Given the growth of the Hispanic population, it's only a matter of time before football reaches critical mass in the US in OTL. And once a few Lopezs and Rodriguezs get the USA national team to start winning matches, you can be sure whites will start tuning in.

This is a bit of a stereotype. The sport is growing now, and it's not just due to immigration. MLS attracts a predominantly white audience overall. There are also a growing number of Americans who follow European soccer. Also, not all Hispanic populations follow soccer that closely. For example, many Spanish-speaking countries around the Caribbean are more interested in baseball (Cuba, Dominican Republic, Puerto Rico, Venezuela). Mexican Americans do tend to follow soccer, but they're generally more interested in the Mexican national team, and the Mexican league, than the U.S. team and MLS, respectively.

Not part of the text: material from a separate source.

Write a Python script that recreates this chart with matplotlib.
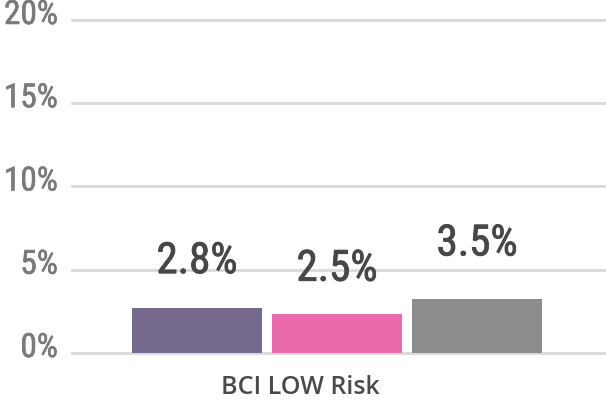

The sport is growing here but it has a problem of trying to fit into a sporting calendar that is already really crowded, what with football, baseball, basketball, hockey, college football and basketball and NASCAR all competing with it for market share. When the national team plays in the World Cup, it gets decent-sized audiences, but it's become like the Olympics - fans tune in and cheer, then forget about it for four years.